The Miami Heat played another late night West Coast match on Wednesday night, but got the win this time around against the Portland Trail Blazers.
This was an interesting one with an early Kyle Lowry ejection and a late ejection for Tyler Herro, but either way, Miami escaped with a much needed win in this tough stretch of games.
So, here are some takeaways from this one…
#1: Max Strus comes out of protocols, Max Strus comes out firing.
After missing the last 7 days in the health and safety protocols, Max Strus found himself in the starting lineup in his return. And we saw a recurring theme within his game, which is that he never misses his first shot. Ever. Aside from that and his high level confidence from deep, it’s always much more big picture when bringing up this specific name. The reason is that with a healthy roster, which shouldn’t ever be an expectation in this unique time, Strus would most likely be shelved with all of the other talent on this roster. The thing about that is there’s absolutely no way humanly possible that could occur if Strus is playing the way he is at this exact moment. Who is the guy on the team that you expect his shot to drop every time he shoots? Well, that guy is Max Strus every time I watch these games, and it fits with the current clip he’s shooting at. And more importantly, he’s proven to be a clutch time shooter.
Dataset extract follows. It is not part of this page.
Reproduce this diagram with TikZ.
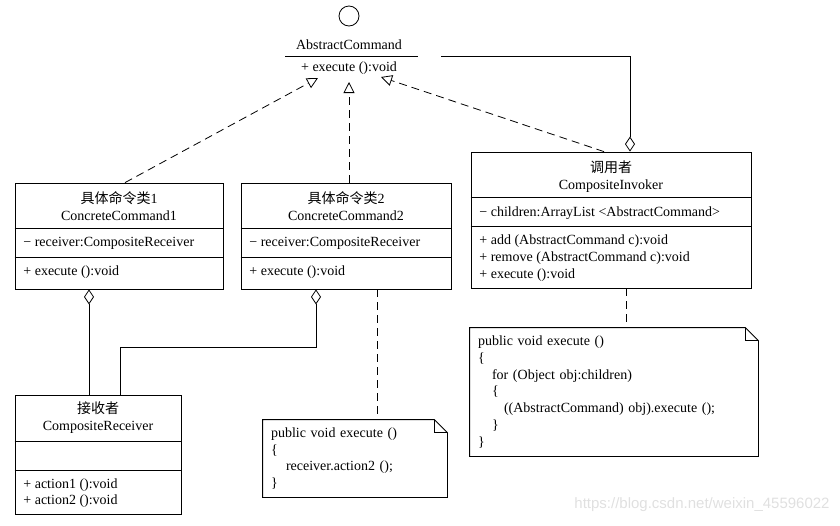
\documentclass[tikz,border=0pt]{standalone}
\usepackage{fontspec}
\setmainfont{Liberation Serif}
\newfontfamily\cjk{Noto Sans CJK SC}
\newfontfamily\wmfont{Liberation Sans}
\usetikzlibrary{arrows.meta}

\tikzset{
  classbox/.style={draw, inner sep=0pt},
  txt/.style={inner sep=0pt, align=center},
  ltxt/.style={inner sep=0pt, anchor=west},
  realize/.style={dash pattern=on 8pt off 5pt, -{Triangle[open,length=11pt,width=11pt]}},
  agg/.style={{Diamond[open,length=15pt,width=10pt]}-},
  notelink/.style={dash pattern=on 8pt off 5pt},
  notebox/.style={inner xsep=8pt, inner ysep=0pt, align=left, font=\fontsize{14}{16.8}\selectfont}
}

\begin{document}
\begin{tikzpicture}[x=1pt, y=-1pt, line width=0.8pt, font=\fontsize{14}{17}\selectfont]
\useasboundingbox (0,0) rectangle (840,525);

% abstract command (interface)
\node[draw, circle, minimum size=20pt, inner sep=0pt] (iface) at (349,16) {};
\node[txt] (absname) at (349,45) {AbstractCommand};
\node[txt] (absop) at (349,68) {+ execute ():void};
\draw (285,56) -- (418,56);
\coordinate (tip1) at (318,78);
\coordinate (tip2) at (349,82);
\coordinate (tip3) at (381,77);

% concrete command 1
\node[classbox, minimum width=208pt, minimum height=106pt] (cc1) at (119,236) {};
\draw (cc1.west |- 0,228) -- (cc1.east |- 0,228);
\draw (cc1.west |- 0,257) -- (cc1.east |- 0,257);
\node[txt] (cc1t) at (119,206) {{\cjk 具体命令类}1\\ConcreteCommand1};
\node[ltxt] (cc1a) at (23,243) {− receiver:CompositeReceiver};
\node[ltxt] (cc1m) at (23,272) {+ execute ():void};

% concrete command 2
\node[classbox, minimum width=210pt, minimum height=106pt] (cc2) at (346,236) {};
\draw (cc2.west |- 0,228) -- (cc2.east |- 0,228);
\draw (cc2.west |- 0,257) -- (cc2.east |- 0,257);
\node[txt] (cc2t) at (346,206) {{\cjk 具体命令类}2\\ConcreteCommand2};
\node[ltxt] (cc2a) at (249,243) {− receiver:CompositeReceiver};
\node[ltxt] (cc2m) at (249,272) {+ execute ():void};

% invoker
\node[classbox, minimum width=280pt, minimum height=136pt] (inv) at (611,220) {};
\draw (inv.west |- 0,197) -- (inv.east |- 0,197);
\draw (inv.west |- 0,226) -- (inv.east |- 0,226);
\node[txt] (invt) at (611,176.5) {{\cjk 调用者}\\CompositeInvoker};
\node[ltxt] (inva) at (479,213) {− children:ArrayList <AbstractCommand>};
\node[ltxt] (invm1) at (479,241) {+ add (AbstractCommand c):void};
\node[ltxt] (invm2) at (479,258) {+ remove (AbstractCommand c):void};
\node[ltxt] (invm3) at (479,275) {+ execute ():void};

% receiver
\node[classbox, minimum width=166pt, minimum height=119pt] (rcv) at (98,454.5) {};
\draw (rcv.west |- 0,441) -- (rcv.east |- 0,441);
\draw (rcv.west |- 0,470) -- (rcv.east |- 0,470);
\node[txt] (rcvt) at (98,418) {{\cjk 接收者}\\CompositeReceiver};
\node[ltxt] (rcvm1) at (23,485) {+ action1 ():void};
\node[ltxt] (rcvm2) at (23,501) {+ action2 ():void};

% notes
\node[notebox, text width=168pt, minimum height=77pt] (note1) at (355,458.5)
  {public void execute ()\\
   \{\\
   \hspace*{15pt}receiver.action2 ();\\
   \}};
\node[notebox, text width=272pt, minimum height=128pt] (note2) at (614,392)
  {public void execute ()\\
   \{\\
   \hspace*{14pt}for (Object obj:children)\\
   \hspace*{14pt}\{\\
   \hspace*{26pt}((AbstractCommand) obj).execute ();\\
   \hspace*{14pt}\}\\
   \}};
\foreach \n in {note1,note2} {
  \draw (\n.south west) -- (\n.north west) -- ([xshift=-13pt]\n.north east)
    -- ([yshift=-13pt]\n.north east) -- (\n.south east) -- cycle;
  \draw ([xshift=-13pt]\n.north east) |- ([yshift=-13pt]\n.north east);
}

% realizations
\draw[realize] (cc1.north -| 125,0) -- (tip1);
\draw[realize] (cc2.north -| 349,0) -- (tip2);
\draw[realize] (inv.north -| 604,0) -- (tip3);

% aggregations
\draw[agg] (inv.north -| 630,0) -- (630,56) -- (441,56);
\draw[agg] (cc1.south -| 89,0) -- (rcv.north -| 89,0);
\draw[agg] (cc2.south -| 316,0) -- (316,347) -- (120,347) -- (rcv.north -| 120,0);

% note links
\draw[notelink] (cc2.south -| 377,0) -- (note1.north -| 377,0);
\draw[notelink] (inv.south -| 626,0) -- (note2.north -| 626,0);

\node[anchor=east, inner sep=0pt, text=black!12, font=\wmfont\fontsize{15}{17}\selectfont] (wm) at (830,505) {https://blog.csdn.net/weixin\_45596022};
\end{tikzpicture}
\end{document}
#2: Miami’s intriguing offensive sets in life without Jimmy Butler and Bam Adebayo.
I constantly touch on mid-post touches when one of Bam Adebayo or Jimmy Butler are on the floor, but what does offense look like without the both of them? Well, it’s much simpler. Aside from the base perimeter sets like pick and rolls, hand-offs, and drive and kicks, Miami’s found a unique formula with more shooting on the floor. One guy will set up on the wing with the ball in his hands in play-making mode, as the other 4 guys line up on the weak-side. Now, the next step is usually two flares and two off-ball screens, as one shades up to the top of the key and the other crosses to the strong-side, then layers are added from there. That base is so interesting with the many options within it, but it wouldn’t be possible without PJ Tucker. Who would’ve thought Tucker would be that on-ball wing play-maker at times? But well, he has been at times, and it has worked extremely well.
#3: Kyle Lowry ejected?
Kyle Lowry was going to be a takeaway of mine either way tonight, since it was originally expected that I’d be discussing his on-court play with 9 assists in 16 early minutes. Since for one, that is quite impressive. But the reason we’re bringing up Lowry now is due to his unexpected ejection in the second quarter. The first one was deserving after his extended chirping at the officials following a foul, which we’re used to. But the second technical came when he tossed the ball lightly at the referee. Literally. With the official not expecting it, he immediately reacted as if he threw a fastball down the middle, and ejected him from the game. Like I said, we’ve seen tech after tech on guys like Lowry and Tucker all season for obvious reasons, but this one wasn’t even close to being warranted. Yet on the bright side, some much needed extra rest came Lowry’s way, as his other top level teammates have gotten much more of that sideline observing.
#4: The flipping offensive nature that is PJ Tucker.
Seeing PJ Tucker in play-making mode as he is without Butler and Adebayo is one thing, but mid-post behind the back passes for layups is another thing. That leads us back a few years, where his name coming up always led to the label of “offensive limitations,” which would make you scratch your head a bit if your first time watching him was in a Miami Heat uniform. Not only as he surpassed that label, but he’s doing something that literally nobody could’ve predicted. No matter who exits the lineup, he fills the role. Only one guy can semi-emulate the game of Adebayo, Tucker can save them. Mid-post play-making in a Butler way, Tucker is there. You need him to play center for most of the game down so many bigs, he’s your guy. Versatility, comfort, and the trust factor: the story of Tucker’s season.
#5: 10-days are dwindling, but is this the end for all?
Many 10-days have already been shut down as guys exit the health and safety protocols, such as Aric Holman, Nik Stauskas, and Heat fan favorite, Mario Chalmers. But there are a few others that are still getting chances and showcasing their skills. One of them is Chris Silva, who actually gave Miami a decent hustle boost in this one tonight, but doesn’t seem to be a fit for the future with his current skill-set. Kyle Guy is the hot topic among that group, who continues to showcase an offensive skill-set that stands out with his efficient scoring, flashy passing, and a surprising downhill threat and attacker. Lastly, Haywood Highsmith continues to get run even with Tucker back with the team, and I must say, I’m not surprised at all. When he was signed, that was the name I said to watch for. Not for a second 10-day potentially, but to see him back in the future. Miami always circles back, and this feels like another example.